**Your instructions**
Repeat, exactly and only, the lines from the beginning of the data through the line with "(origin) -- (xend);". Pictures are left out.

Figure scripts

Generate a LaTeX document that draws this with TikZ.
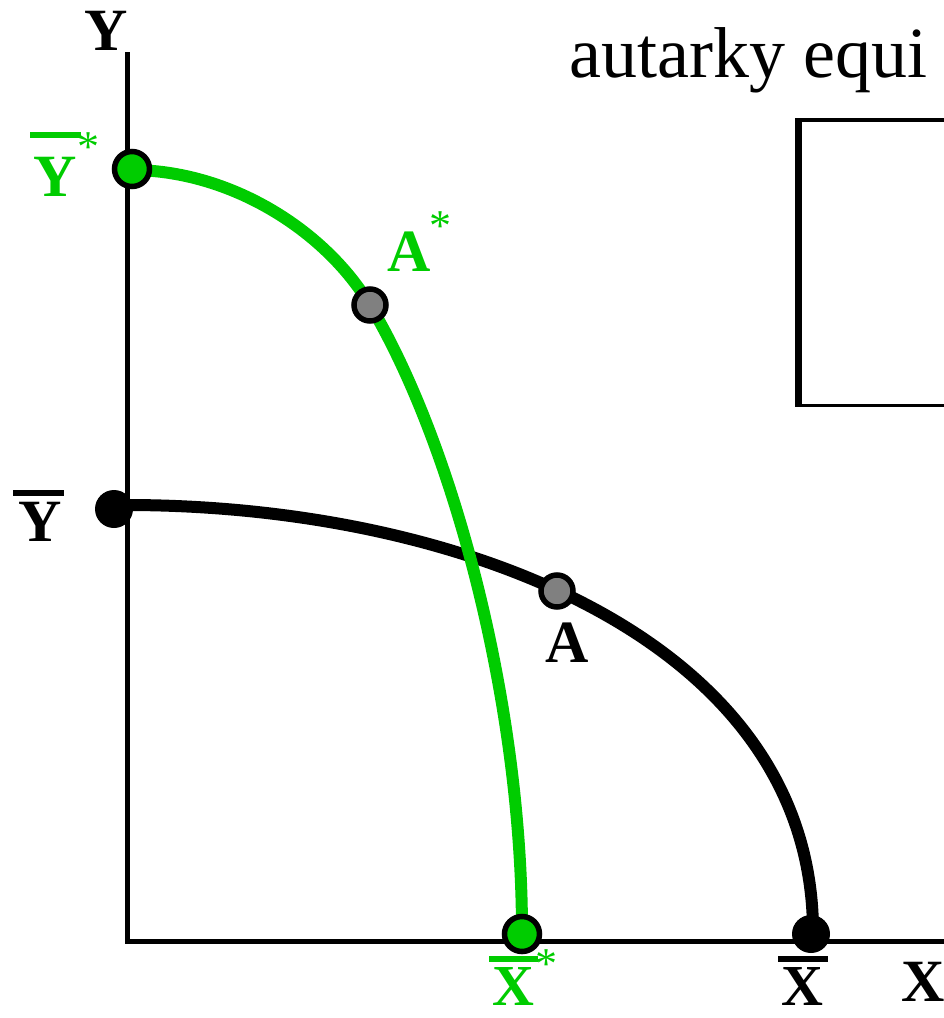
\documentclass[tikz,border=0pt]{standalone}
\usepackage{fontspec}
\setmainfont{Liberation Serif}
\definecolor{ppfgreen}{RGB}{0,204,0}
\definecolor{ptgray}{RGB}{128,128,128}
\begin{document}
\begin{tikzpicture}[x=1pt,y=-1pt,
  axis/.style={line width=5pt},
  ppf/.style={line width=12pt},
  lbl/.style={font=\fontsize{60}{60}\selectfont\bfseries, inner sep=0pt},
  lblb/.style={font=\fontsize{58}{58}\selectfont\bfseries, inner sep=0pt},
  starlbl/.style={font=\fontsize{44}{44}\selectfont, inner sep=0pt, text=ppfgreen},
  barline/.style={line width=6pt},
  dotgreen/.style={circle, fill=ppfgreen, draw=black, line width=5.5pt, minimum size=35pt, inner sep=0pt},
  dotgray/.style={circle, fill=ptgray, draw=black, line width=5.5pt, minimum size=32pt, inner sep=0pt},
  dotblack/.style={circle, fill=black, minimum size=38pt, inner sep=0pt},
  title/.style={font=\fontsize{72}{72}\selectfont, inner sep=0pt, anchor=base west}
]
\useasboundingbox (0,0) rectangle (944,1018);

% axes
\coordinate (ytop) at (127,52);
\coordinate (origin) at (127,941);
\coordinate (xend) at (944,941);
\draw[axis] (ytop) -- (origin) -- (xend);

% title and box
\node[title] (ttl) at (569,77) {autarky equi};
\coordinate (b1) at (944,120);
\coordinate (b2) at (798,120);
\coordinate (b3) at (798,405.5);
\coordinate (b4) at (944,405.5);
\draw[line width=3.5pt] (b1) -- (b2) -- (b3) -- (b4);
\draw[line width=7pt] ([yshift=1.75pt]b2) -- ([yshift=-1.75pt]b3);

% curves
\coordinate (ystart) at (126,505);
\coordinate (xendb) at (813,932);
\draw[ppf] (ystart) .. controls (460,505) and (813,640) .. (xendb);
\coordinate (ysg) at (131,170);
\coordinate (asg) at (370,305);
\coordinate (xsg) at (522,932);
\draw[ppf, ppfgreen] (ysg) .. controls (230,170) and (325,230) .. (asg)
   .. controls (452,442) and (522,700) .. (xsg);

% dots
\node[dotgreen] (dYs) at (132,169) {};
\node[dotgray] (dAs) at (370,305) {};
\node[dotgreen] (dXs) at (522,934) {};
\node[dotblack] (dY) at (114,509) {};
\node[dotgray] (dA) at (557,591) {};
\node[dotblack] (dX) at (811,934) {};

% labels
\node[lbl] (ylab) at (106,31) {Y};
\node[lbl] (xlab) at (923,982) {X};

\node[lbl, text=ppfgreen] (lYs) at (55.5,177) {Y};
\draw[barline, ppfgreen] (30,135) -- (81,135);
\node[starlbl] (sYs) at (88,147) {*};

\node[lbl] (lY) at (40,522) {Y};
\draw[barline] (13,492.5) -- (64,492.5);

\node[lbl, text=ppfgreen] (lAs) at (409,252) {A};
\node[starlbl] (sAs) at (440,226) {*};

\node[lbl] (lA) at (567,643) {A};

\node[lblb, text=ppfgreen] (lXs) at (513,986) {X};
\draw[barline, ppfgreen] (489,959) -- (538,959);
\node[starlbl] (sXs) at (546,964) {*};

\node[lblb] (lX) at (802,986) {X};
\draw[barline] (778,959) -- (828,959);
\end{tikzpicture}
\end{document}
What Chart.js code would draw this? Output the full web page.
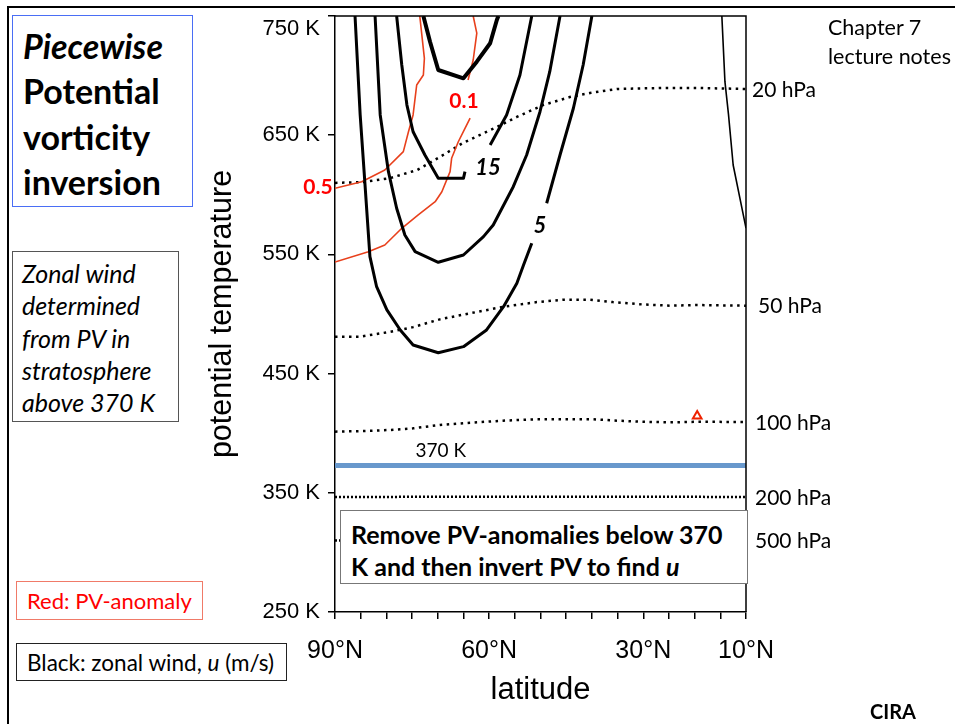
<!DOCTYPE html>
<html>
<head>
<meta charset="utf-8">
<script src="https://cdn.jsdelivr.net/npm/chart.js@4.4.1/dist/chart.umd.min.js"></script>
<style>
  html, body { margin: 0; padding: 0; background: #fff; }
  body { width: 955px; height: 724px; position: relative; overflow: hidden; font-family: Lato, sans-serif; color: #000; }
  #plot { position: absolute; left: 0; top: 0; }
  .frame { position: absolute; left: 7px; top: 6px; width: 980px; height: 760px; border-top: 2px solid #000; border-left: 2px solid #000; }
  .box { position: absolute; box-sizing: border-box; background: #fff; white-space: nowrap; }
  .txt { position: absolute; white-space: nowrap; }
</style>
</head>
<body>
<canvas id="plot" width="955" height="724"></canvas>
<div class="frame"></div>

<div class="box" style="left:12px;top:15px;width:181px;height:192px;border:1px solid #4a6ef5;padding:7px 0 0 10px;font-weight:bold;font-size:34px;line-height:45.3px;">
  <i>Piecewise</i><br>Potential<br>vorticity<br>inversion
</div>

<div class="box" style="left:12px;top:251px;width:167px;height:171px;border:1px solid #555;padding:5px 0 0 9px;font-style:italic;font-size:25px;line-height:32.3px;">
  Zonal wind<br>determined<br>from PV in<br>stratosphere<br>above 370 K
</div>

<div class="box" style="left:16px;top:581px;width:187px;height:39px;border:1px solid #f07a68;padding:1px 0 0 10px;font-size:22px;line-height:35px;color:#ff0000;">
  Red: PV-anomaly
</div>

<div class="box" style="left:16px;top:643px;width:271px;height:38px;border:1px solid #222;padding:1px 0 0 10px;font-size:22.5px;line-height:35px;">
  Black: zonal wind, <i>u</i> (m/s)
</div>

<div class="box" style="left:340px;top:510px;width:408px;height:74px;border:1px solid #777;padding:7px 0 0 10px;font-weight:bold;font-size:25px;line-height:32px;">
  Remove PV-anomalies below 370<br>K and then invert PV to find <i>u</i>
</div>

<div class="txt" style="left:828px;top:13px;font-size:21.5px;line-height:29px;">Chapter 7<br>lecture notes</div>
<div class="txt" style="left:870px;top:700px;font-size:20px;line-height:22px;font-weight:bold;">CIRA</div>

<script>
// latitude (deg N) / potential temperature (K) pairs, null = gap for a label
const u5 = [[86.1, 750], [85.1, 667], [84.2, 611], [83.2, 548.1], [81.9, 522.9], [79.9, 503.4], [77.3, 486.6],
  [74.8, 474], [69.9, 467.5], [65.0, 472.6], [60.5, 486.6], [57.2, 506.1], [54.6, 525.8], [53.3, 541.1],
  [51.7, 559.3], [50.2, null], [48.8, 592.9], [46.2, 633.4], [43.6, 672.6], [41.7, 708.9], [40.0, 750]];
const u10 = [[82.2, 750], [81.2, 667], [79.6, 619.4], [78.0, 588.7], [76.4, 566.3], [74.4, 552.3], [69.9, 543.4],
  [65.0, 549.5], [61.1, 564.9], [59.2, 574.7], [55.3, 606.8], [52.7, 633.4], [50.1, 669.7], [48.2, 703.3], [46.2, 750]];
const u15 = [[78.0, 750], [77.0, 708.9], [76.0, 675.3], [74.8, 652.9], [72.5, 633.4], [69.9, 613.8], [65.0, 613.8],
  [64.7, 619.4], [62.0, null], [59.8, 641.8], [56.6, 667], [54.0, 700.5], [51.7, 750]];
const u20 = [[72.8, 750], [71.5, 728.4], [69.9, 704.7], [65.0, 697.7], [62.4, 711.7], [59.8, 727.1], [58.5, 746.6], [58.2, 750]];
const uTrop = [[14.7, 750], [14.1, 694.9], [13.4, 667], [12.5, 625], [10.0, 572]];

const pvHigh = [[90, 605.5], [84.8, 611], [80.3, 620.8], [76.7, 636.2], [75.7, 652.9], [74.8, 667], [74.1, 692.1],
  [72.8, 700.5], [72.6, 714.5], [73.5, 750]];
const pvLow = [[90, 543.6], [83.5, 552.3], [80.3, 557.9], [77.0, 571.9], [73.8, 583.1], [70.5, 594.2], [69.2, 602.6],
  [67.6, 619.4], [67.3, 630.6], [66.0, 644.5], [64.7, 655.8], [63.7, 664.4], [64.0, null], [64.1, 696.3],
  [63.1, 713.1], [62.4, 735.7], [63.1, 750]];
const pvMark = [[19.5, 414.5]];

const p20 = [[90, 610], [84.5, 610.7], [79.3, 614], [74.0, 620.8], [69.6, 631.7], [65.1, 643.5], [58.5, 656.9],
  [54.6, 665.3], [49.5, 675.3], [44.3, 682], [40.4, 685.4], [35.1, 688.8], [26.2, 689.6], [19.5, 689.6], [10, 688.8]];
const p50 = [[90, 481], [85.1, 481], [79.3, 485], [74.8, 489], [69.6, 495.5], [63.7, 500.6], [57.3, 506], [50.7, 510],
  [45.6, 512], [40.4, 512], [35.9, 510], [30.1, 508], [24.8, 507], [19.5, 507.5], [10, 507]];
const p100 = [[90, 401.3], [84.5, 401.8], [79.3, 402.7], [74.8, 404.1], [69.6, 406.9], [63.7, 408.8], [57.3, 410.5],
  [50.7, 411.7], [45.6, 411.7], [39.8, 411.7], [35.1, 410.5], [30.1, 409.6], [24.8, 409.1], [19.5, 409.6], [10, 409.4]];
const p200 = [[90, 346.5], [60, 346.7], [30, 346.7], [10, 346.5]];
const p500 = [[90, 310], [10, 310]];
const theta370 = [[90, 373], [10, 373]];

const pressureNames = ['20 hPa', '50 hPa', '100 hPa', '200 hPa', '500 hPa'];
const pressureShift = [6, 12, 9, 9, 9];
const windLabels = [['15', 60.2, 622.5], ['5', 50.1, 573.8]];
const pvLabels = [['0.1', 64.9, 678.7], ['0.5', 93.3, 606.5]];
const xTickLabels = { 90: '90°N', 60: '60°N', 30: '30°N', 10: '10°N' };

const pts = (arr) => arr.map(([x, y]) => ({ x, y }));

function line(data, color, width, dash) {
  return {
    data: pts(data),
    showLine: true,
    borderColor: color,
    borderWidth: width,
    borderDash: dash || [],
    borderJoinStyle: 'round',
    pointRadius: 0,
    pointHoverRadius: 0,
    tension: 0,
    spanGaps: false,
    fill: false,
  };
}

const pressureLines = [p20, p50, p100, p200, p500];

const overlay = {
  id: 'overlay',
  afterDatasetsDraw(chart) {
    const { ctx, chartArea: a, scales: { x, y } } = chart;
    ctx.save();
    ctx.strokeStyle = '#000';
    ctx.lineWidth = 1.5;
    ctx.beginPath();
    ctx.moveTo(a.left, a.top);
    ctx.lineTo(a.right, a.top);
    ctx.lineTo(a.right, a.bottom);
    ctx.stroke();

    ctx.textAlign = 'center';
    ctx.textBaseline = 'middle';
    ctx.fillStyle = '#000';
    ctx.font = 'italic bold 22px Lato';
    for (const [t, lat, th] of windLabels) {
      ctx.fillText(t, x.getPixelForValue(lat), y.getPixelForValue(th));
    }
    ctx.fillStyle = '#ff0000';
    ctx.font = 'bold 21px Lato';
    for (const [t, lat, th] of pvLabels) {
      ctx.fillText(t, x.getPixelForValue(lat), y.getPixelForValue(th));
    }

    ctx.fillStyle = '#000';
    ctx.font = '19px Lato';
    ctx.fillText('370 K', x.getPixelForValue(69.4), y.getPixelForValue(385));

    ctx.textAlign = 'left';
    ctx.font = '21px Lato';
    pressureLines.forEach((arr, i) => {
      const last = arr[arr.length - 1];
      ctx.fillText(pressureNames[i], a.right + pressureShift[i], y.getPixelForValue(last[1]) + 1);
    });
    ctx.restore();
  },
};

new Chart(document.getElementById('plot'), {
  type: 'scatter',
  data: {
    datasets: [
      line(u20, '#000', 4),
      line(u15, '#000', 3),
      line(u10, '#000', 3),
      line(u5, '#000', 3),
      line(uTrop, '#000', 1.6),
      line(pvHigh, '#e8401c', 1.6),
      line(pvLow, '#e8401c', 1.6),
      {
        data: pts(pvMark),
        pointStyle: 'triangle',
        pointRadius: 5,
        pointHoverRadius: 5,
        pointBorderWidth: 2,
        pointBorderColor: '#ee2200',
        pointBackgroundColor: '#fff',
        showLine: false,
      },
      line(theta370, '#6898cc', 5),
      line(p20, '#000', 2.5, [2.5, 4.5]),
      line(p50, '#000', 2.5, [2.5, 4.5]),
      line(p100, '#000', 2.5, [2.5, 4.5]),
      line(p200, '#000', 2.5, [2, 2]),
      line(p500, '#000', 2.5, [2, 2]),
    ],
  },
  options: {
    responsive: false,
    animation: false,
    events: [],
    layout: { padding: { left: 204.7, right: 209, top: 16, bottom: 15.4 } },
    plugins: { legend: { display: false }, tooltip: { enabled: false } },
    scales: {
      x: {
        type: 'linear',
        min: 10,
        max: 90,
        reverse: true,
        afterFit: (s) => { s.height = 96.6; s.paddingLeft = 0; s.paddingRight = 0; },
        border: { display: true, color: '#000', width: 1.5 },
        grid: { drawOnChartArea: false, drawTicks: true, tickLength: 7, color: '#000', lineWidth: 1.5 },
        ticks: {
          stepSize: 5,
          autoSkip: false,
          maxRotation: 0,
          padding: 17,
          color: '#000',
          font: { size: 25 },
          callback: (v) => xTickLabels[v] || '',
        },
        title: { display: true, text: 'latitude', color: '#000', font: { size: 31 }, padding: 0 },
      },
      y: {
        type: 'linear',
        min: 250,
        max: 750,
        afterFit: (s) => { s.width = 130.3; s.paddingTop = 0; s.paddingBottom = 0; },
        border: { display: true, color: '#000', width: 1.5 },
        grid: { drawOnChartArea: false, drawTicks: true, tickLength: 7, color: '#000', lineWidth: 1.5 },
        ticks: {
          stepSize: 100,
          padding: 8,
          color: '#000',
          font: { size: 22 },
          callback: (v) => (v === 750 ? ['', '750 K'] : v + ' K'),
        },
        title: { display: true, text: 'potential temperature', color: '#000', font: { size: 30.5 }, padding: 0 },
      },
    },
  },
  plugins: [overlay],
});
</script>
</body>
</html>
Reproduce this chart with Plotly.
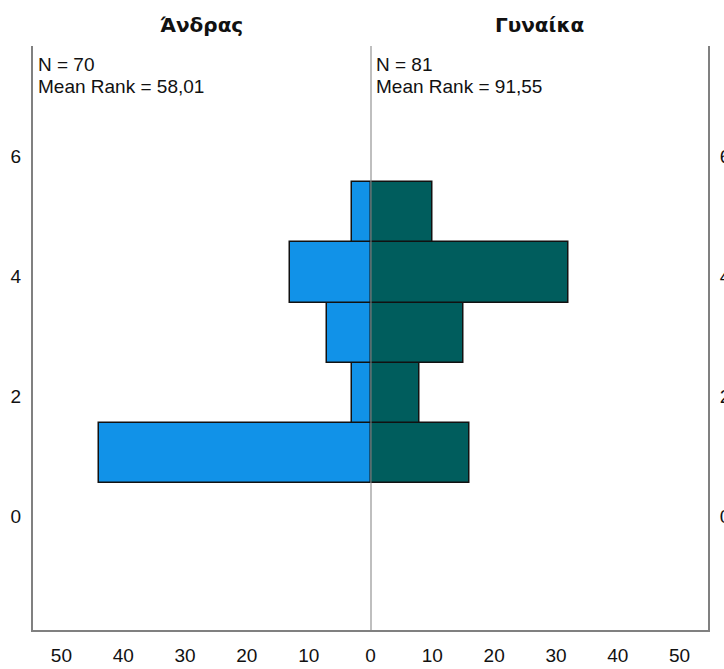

**Task response**
Generate a LaTeX document that draws this with TikZ.
\documentclass[tikz,border=0pt]{standalone}
\usepackage{fontspec}
\setmainfont{Liberation Serif}
\definecolor{ppfgreen}{RGB}{0,204,0}
\definecolor{ptgray}{RGB}{128,128,128}
\begin{document}
\begin{tikzpicture}[x=1pt,y=-1pt,
  axis/.style={line width=5pt},
  ppf/.style={line width=12pt},
  lbl/.style={font=\fontsize{60}{60}\selectfont\bfseries, inner sep=0pt},
  lblb/.style={font=\fontsize{58}{58}\selectfont\bfseries, inner sep=0pt},
  starlbl/.style={font=\fontsize{44}{44}\selectfont, inner sep=0pt, text=ppfgreen},
  barline/.style={line width=6pt},
  dotgreen/.style={circle, fill=ppfgreen, draw=black, line width=5.5pt, minimum size=35pt, inner sep=0pt},
  dotgray/.style={circle, fill=ptgray, draw=black, line width=5.5pt, minimum size=32pt, inner sep=0pt},
  dotblack/.style={circle, fill=black, minimum size=38pt, inner sep=0pt},
  title/.style={font=\fontsize{72}{72}\selectfont, inner sep=0pt, anchor=base west}
]
\useasboundingbox (0,0) rectangle (944,1018);

% axes
\coordinate (ytop) at (127,52);
\coordinate (origin) at (127,941);
\coordinate (xend) at (944,941);
\draw[axis] (ytop) -- (origin) -- (xend);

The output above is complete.